Unfortunately, the bank has a poor track record, losing more than $5 billion in the 1980s alone — back when billions meant something. Since then, both the Government Accountability Office and the Inspector General have repeatedly criticized the agency for shoddy management, bad accounting, and faulty risk analysis.
Now, using realistic accounting measures, the Congressional Budget Office estimates that it could inflict at least $2 billion in losses to taxpayers. Even that’s assuming the next 10 years are free of major shocks to the world economy — especially in the airlines or oil and gas development sectors, where the bank has the most exposure.
There’s practically no gain for taxpayers.

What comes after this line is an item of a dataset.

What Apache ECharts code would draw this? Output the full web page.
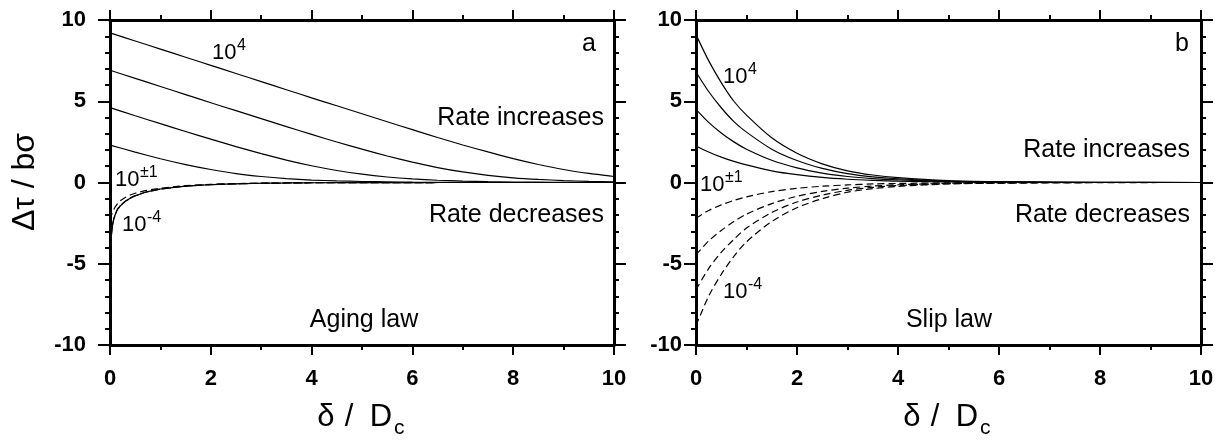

Using the bank’s own numbers, which have been roundly criticized, projects Ex-Im backed in 2013 accounted for a mere 2 percent of U.S. exports and even less of export-dependent jobs.
Those modest figures don’t take into account the jobs the bank kills when private capital follows government subsidies to less efficient companies, or when jobs are cut by unsubsidized competitors who lose sales or must pay more to get loans.
Recent estimates put the tab for these hidden downstream costs at nearly $3 billion a year.
Much like Fannie Mae and Freddie Mac, the Federal Crop Insurance Program, and the Department of Energy’s Title XVII loan guarantees — which gave us Solyndra and put taxpayers on the hook for a $6 billion faulty nuclear project — the “Bank of Boeing” is a Washington scheme where politically well-connected companies get a sweet deal while taxpayers foot the bill. It privatizes profits and socializes risks.
The bank’s authorization is set to expire on June 30, and big exporters are lobbying hard to get Congress to reauthorize it. Instead, lawmakers should give taxpayers some relief — and let this Depression-era dinosaur expire.